DATASET EXCERPT -
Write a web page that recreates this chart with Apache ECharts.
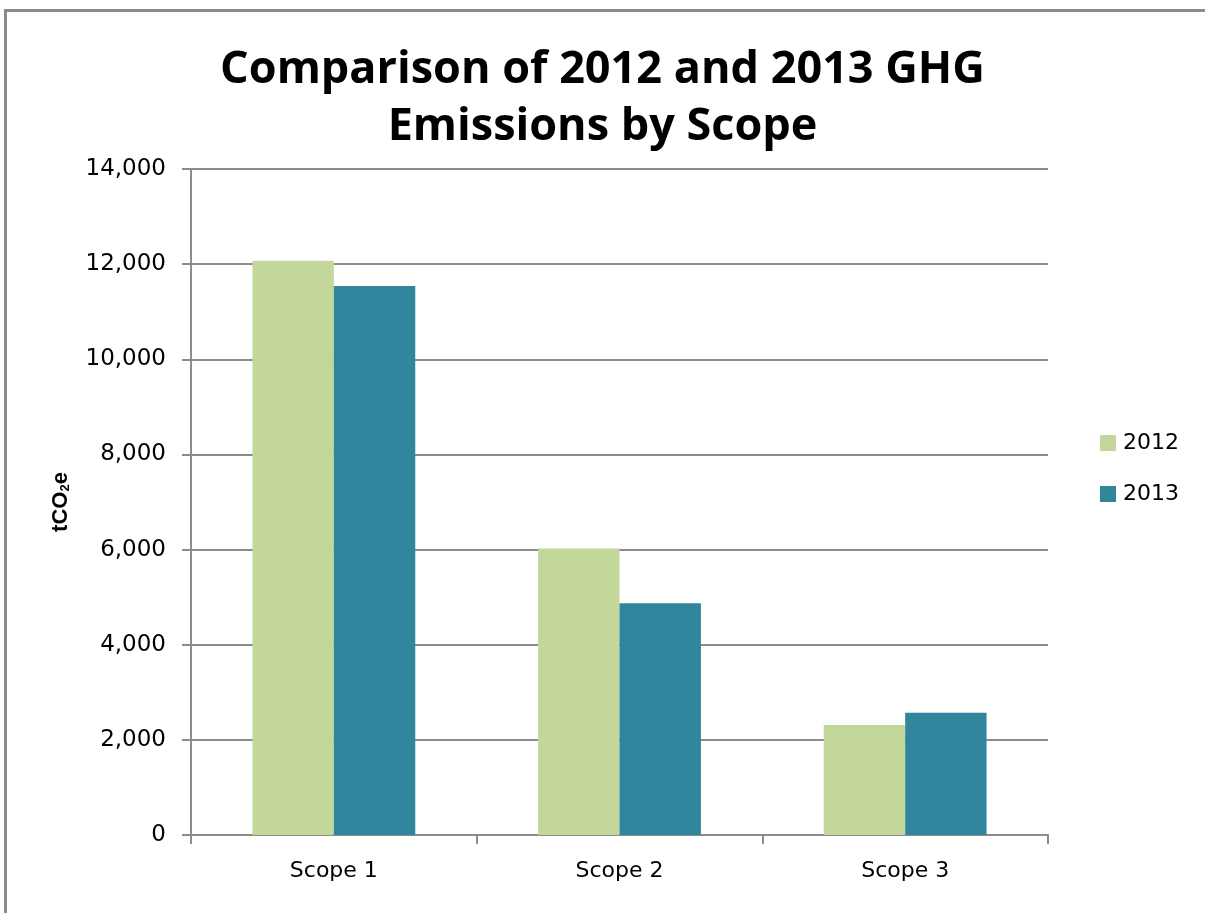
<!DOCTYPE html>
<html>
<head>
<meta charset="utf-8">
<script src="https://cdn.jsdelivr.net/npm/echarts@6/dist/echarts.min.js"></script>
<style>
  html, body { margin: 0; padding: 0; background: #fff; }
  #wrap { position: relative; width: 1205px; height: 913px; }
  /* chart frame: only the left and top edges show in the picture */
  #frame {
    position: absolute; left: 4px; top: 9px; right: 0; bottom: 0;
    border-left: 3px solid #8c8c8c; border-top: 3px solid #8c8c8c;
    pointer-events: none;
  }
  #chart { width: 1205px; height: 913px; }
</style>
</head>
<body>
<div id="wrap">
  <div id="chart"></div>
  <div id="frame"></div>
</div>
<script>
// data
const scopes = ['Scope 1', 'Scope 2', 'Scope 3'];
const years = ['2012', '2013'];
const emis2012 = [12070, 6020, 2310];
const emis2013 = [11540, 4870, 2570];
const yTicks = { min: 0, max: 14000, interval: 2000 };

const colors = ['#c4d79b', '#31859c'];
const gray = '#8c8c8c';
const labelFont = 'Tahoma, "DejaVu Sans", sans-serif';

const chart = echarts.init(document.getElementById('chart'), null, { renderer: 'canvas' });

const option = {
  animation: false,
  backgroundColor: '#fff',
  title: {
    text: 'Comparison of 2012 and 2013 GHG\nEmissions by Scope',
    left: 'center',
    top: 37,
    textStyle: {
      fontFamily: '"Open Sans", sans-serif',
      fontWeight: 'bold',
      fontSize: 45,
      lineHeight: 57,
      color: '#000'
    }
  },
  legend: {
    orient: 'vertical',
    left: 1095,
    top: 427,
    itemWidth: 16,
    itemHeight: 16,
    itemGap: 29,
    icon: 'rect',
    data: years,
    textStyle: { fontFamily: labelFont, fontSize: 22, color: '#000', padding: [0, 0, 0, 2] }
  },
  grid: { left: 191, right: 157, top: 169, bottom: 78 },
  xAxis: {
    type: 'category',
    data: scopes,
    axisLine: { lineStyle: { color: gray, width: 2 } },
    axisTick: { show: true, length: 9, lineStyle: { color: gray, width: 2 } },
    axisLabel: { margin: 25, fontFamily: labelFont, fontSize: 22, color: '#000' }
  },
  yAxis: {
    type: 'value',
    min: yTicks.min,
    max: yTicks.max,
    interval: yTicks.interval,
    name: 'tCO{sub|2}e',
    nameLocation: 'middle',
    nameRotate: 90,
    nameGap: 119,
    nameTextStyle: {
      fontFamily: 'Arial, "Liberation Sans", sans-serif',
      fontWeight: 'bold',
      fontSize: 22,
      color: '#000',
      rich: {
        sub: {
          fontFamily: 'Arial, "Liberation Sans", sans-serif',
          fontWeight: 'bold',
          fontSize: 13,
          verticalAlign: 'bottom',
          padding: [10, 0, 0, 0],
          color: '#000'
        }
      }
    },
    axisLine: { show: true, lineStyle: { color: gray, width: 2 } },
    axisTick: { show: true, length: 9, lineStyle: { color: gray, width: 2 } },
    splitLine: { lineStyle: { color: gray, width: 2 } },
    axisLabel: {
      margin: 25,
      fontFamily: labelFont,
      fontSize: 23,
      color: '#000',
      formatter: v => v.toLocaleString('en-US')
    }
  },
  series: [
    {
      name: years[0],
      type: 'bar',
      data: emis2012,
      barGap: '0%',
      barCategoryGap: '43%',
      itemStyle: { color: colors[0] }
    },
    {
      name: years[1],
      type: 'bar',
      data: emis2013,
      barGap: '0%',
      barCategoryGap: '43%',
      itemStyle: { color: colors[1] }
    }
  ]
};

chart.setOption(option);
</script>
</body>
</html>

EXERCISE DETAILS -
Reproduce the material in full, word for word, and omit the pictures.

WRITTEN RESPONSE -
Write a web page that recreates this chart with Apache ECharts.
<!DOCTYPE html>
<html>
<head>
<meta charset="utf-8">
<script src="https://cdn.jsdelivr.net/npm/echarts@6/dist/echarts.min.js"></script>
<style>
  html, body { margin: 0; padding: 0; background: #fff; }
  #wrap { position: relative; width: 1205px; height: 913px; }
  /* chart frame: only the left and top edges show in the picture */
  #frame {
    position: absolute; left: 4px; top: 9px; right: 0; bottom: 0;
    border-left: 3px solid #8c8c8c; border-top: 3px solid #8c8c8c;
    pointer-events: none;
  }
  #chart { width: 1205px; height: 913px; }
</style>
</head>
<body>
<div id="wrap">
  <div id="chart"></div>
  <div id="frame"></div>
</div>
<script>
// data
const scopes = ['Scope 1', 'Scope 2', 'Scope 3'];
const years = ['2012', '2013'];
const emis2012 = [12070, 6020, 2310];
const emis2013 = [11540, 4870, 2570];
const yTicks = { min: 0, max: 14000, interval: 2000 };

const colors = ['#c4d79b', '#31859c'];
const gray = '#8c8c8c';
const labelFont = 'Tahoma, "DejaVu Sans", sans-serif';

const chart = echarts.init(document.getElementById('chart'), null, { renderer: 'canvas' });

const option = {
  animation: false,
  backgroundColor: '#fff',
  title: {
    text: 'Comparison of 2012 and 2013 GHG\nEmissions by Scope',
    left: 'center',
    top: 37,
    textStyle: {
      fontFamily: '"Open Sans", sans-serif',
      fontWeight: 'bold',
      fontSize: 45,
      lineHeight: 57,
      color: '#000'
    }
  },
  legend: {
    orient: 'vertical',
    left: 1095,
    top: 427,
    itemWidth: 16,
    itemHeight: 16,
    itemGap: 29,
    icon: 'rect',
    data: years,
    textStyle: { fontFamily: labelFont, fontSize: 22, color: '#000', padding: [0, 0, 0, 2] }
  },
  grid: { left: 191, right: 157, top: 169, bottom: 78 },
  xAxis: {
    type: 'category',
    data: scopes,
    axisLine: { lineStyle: { color: gray, width: 2 } },
    axisTick: { show: true, length: 9, lineStyle: { color: gray, width: 2 } },
    axisLabel: { margin: 25, fontFamily: labelFont, fontSize: 22, color: '#000' }
  },
  yAxis: {
    type: 'value',
    min: yTicks.min,
    max: yTicks.max,
    interval: yTicks.interval,
    name: 'tCO{sub|2}e',
    nameLocation: 'middle',
    nameRotate: 90,
    nameGap: 119,
    nameTextStyle: {
      fontFamily: 'Arial, "Liberation Sans", sans-serif',
      fontWeight: 'bold',
      fontSize: 22,
      color: '#000',
      rich: {
        sub: {
          fontFamily: 'Arial, "Liberation Sans", sans-serif',
          fontWeight: 'bold',
          fontSize: 13,
          verticalAlign: 'bottom',
          padding: [10, 0, 0, 0],
          color: '#000'
        }
      }
    },
    axisLine: { show: true, lineStyle: { color: gray, width: 2 } },
    axisTick: { show: true, length: 9, lineStyle: { color: gray, width: 2 } },
    splitLine: { lineStyle: { color: gray, width: 2 } },
    axisLabel: {
      margin: 25,
      fontFamily: labelFont,
      fontSize: 23,
      color: '#000',
      formatter: v => v.toLocaleString('en-US')
    }
  },
  series: [
    {
      name: years[0],
      type: 'bar',
      data: emis2012,
      barGap: '0%',
      barCategoryGap: '43%',
      itemStyle: { color: colors[0] }
    },
    {
      name: years[1],
      type: 'bar',
      data: emis2013,
      barGap: '0%',
      barCategoryGap: '43%',
      itemStyle: { color: colors[1] }
    }
  ]
};

chart.setOption(option);
</script>
</body>
</html>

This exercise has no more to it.